其主要就是调用replicaManager.fetchMessages：

1. ReplicaManager 处理 Fetch 请求看起来比较清晰，先是readFromLog，将topicIdPartition请求的logReadResult读取出来

def readFromLog(
                 params: FetchParams,
                 readPartitionInfo: Seq[(TopicIdPartition, PartitionData)],
                 quota: ReplicaQuota,
                 readFromPurgatory: Boolean): Seq[(TopicIdPartition, LogReadResult)] = {
  val traceEnabled = isTraceEnabled
      ...
  var limitBytes = params.maxBytes
  val result = new mutable.ArrayBuffer[(TopicIdPartition, LogReadResult)]
  var minOneMessage = !params.hardMaxBytesLimit
  readPartitionInfo.foreach { case (tp, fetchInfo) =>
    val readResult = read(tp, fetchInfo, limitBytes, minOneMessage)
    val recordBatchSize = readResult.info.records.sizeInBytes
    // Once we read from a non-empty partition, we stop ignoring request and partition level size limits  
    if (recordBatchSize > 0)
      minOneMessage = false
    limitBytes = math.max(0, limitBytes - recordBatchSize)
    result += (tp -> readResult)
  }
  result
}

  核心是在read里面,先是getPartition，然后根据fetchInfo从相应的partition中fetchRecords

def read(tp: TopicIdPartition, fetchInfo: PartitionData, limitBytes: Int, minOneMessage: Boolean): LogReadResult = {
  val offset = fetchInfo.fetchOffset
  val partitionFetchSize = fetchInfo.maxBytes
  val followerLogStartOffset = fetchInfo.logStartOffset

  val adjustedMaxBytes = math.min(fetchInfo.maxBytes, limitBytes)
  var log: UnifiedLog = null
  var partition: Partition = null
  val fetchTimeMs = time.milliseconds
  try {

    partition = getPartitionOrException(tp.topicPartition)

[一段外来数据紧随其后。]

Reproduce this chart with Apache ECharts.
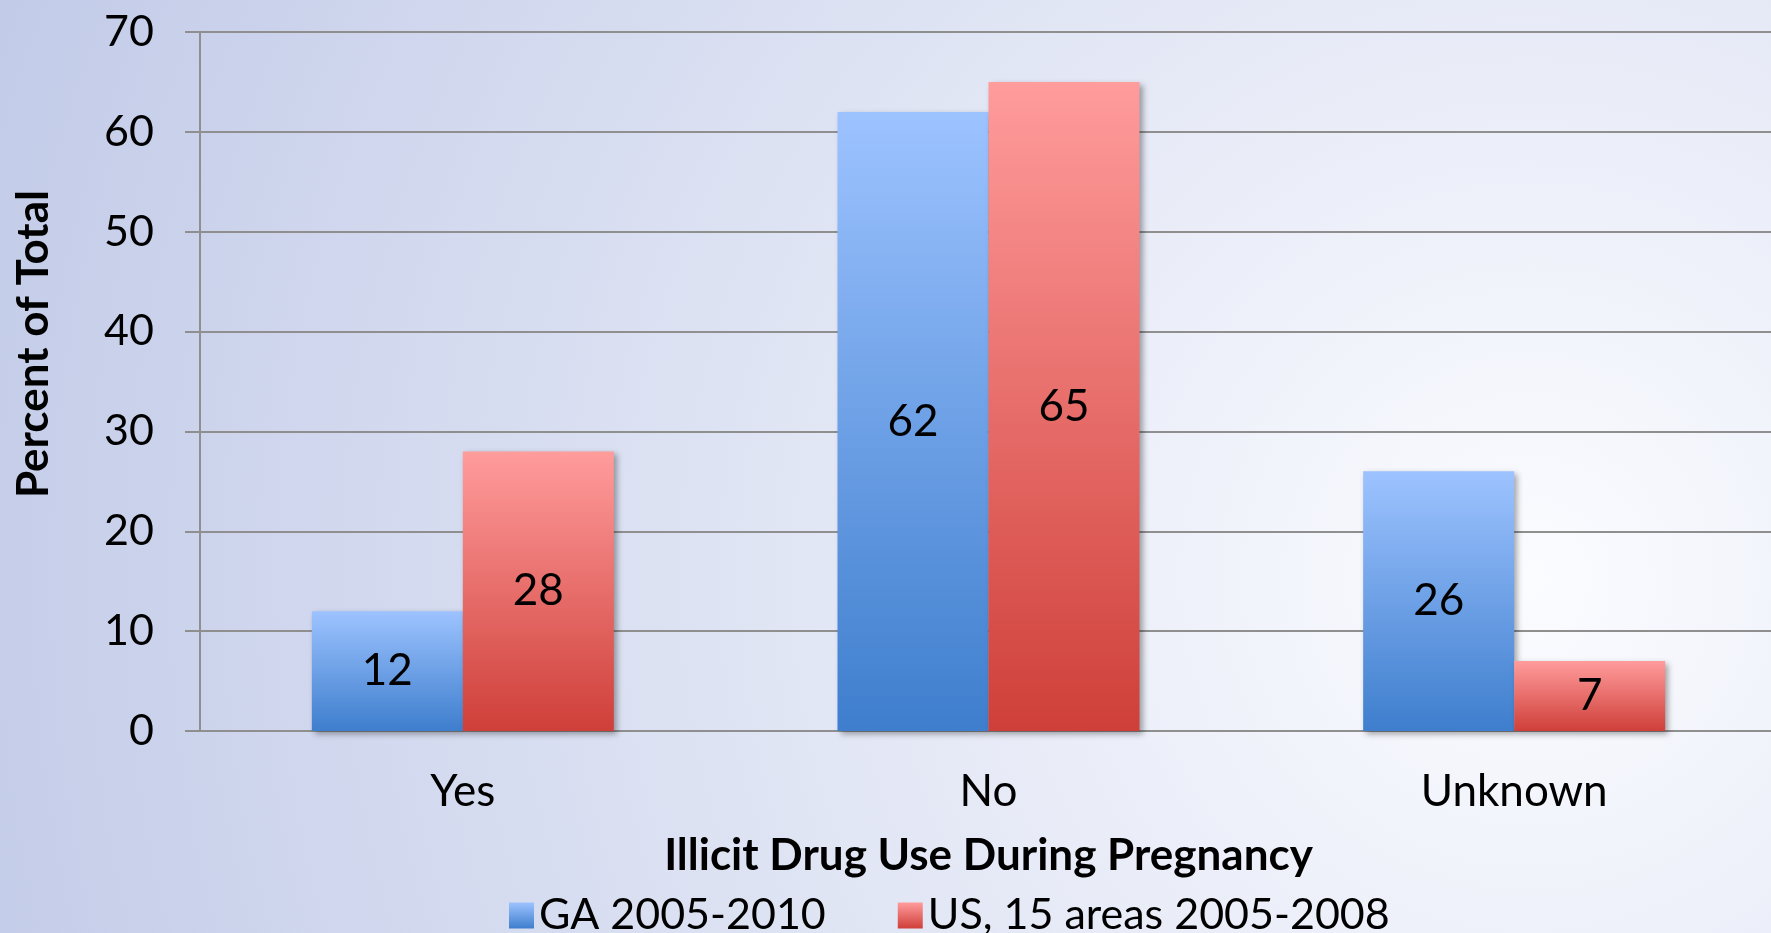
<!DOCTYPE html>
<html>
<head>
<meta charset="utf-8">
<script src="https://cdn.jsdelivr.net/npm/echarts@6/dist/echarts.min.js"></script>
<style>
  html, body { margin: 0; padding: 0; overflow: hidden; }
  #main { width: 1780px; height: 933px; }
</style>
</head>
<body>
<div id="main"></div>
<script>
// chart data
var categories = ['Yes', 'No', 'Unknown'];
var gaValues = [12, 62, 26];
var usValues = [28, 65, 7];
var seriesNames = ['GA 2005-2010', 'US, 15 areas 2005-2008'];
var yTicks = { min: 0, max: 70, interval: 10 };

var dom = document.getElementById('main');
var myChart = echarts.init(dom, null, { renderer: 'canvas' });

var fontFam = 'Lato, "Open Sans", sans-serif';
var gridColor = '#8f8f8f';

function vgrad(top, bottom) {
    return new echarts.graphic.LinearGradient(0, 0, 0, 1, [
        { offset: 0, color: top },
        { offset: 1, color: bottom }
    ]);
}

var option = {
    backgroundColor: {
        type: 'radial', x: 0.86, y: 0.62, r: 1.75,
        colorStops: [
            { offset: 0, color: '#fbfcff' },
            { offset: 1, color: '#c2cbe8' }
        ]
    },
    textStyle: { fontFamily: fontFam },
    grid: { left: 200, top: 32, width: 1577, height: 699 },
    legend: {
        top: 894, left: 509, padding: 0,
        itemWidth: 25, itemHeight: 26, itemGap: 72,
        icon: 'rect',
        textStyle: { fontSize: 43, color: '#000', fontFamily: fontFam },
        data: seriesNames
    },
    graphic: [{
        type: 'text',
        left: 12, top: 190,
        rotation: Math.PI / 2,
        style: { text: 'Percent of Total', font: 'bold 44px ' + fontFam, fill: '#000' }
    }],
    xAxis: {
        type: 'category',
        data: categories,
        name: 'Illicit Drug Use During Pregnancy',
        nameLocation: 'middle',
        nameGap: 103,
        nameTextStyle: { fontSize: 44, fontWeight: 'bold', color: '#000' },
        axisLine: { lineStyle: { color: gridColor, width: 2 } },
        axisTick: { length: 12, lineStyle: { color: gridColor, width: 2 } },
        axisLabel: { fontSize: 44, color: '#000', margin: 39 }
    },
    yAxis: {
        type: 'value',
        min: yTicks.min, max: yTicks.max, interval: yTicks.interval,
        axisLine: { show: true, lineStyle: { color: gridColor, width: 2 } },
        axisTick: { show: true, length: 15, lineStyle: { color: gridColor, width: 2 } },
        splitLine: { lineStyle: { color: gridColor, width: 2 } },
        axisLabel: { fontSize: 43, color: '#000', margin: 46 }
    },
    series: [{
        name: seriesNames[0],
        type: 'bar',
        data: gaValues,
        barGap: '0%',
        barWidth: 151,
        itemStyle: {
            color: vgrad('#9dc3ff', '#3e7ecd'),
            shadowColor: 'rgba(0,0,0,0.35)', shadowBlur: 6, shadowOffsetX: 3, shadowOffsetY: 3
        },
        label: { show: true, position: 'inside', fontSize: 44, color: '#000' }
    }, {
        name: seriesNames[1],
        type: 'bar',
        data: usValues,
        barWidth: 151,
        itemStyle: {
            color: vgrad('#ff9c9c', '#cf3f39'),
            shadowColor: 'rgba(0,0,0,0.35)', shadowBlur: 6, shadowOffsetX: 3, shadowOffsetY: 3
        },
        label: { show: true, position: 'inside', fontSize: 44, color: '#000' }
    }]
};

if (option && typeof option === 'object') {
    myChart.setOption(option);
}
window.addEventListener('resize', myChart.resize);
</script>
</body>
</html>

    // Check if topic ID from the fetch request/session matches the ID in the log  
    val topicId = if (tp.topicId == Uuid.ZERO_UUID) None else Some(tp.topicId)
    if (!hasConsistentTopicId(topicId, partition.topicId))
      throw new InconsistentTopicIdException("Topic ID in the fetch session did not match the topic ID in the log.")

    log = partition.localLogWithEpochOrThrow(
      fetchInfo.currentLeaderEpoch, params.fetchOnlyLeader())

    // Try the read first, this tells us whether we need all of adjustedFetchSize for this partition  
    val readInfo: LogReadInfo = partition.fetchRecords(
      fetchParams = params,
      fetchPartitionData = fetchInfo,
      fetchTimeMs = fetchTimeMs,
      maxBytes = adjustedMaxBytes,
      minOneMessage = minOneMessage,
      updateFetchState = !readFromPurgatory)

    val fetchDataInfo = checkFetchDataInfo(partition, readInfo.fetchedData)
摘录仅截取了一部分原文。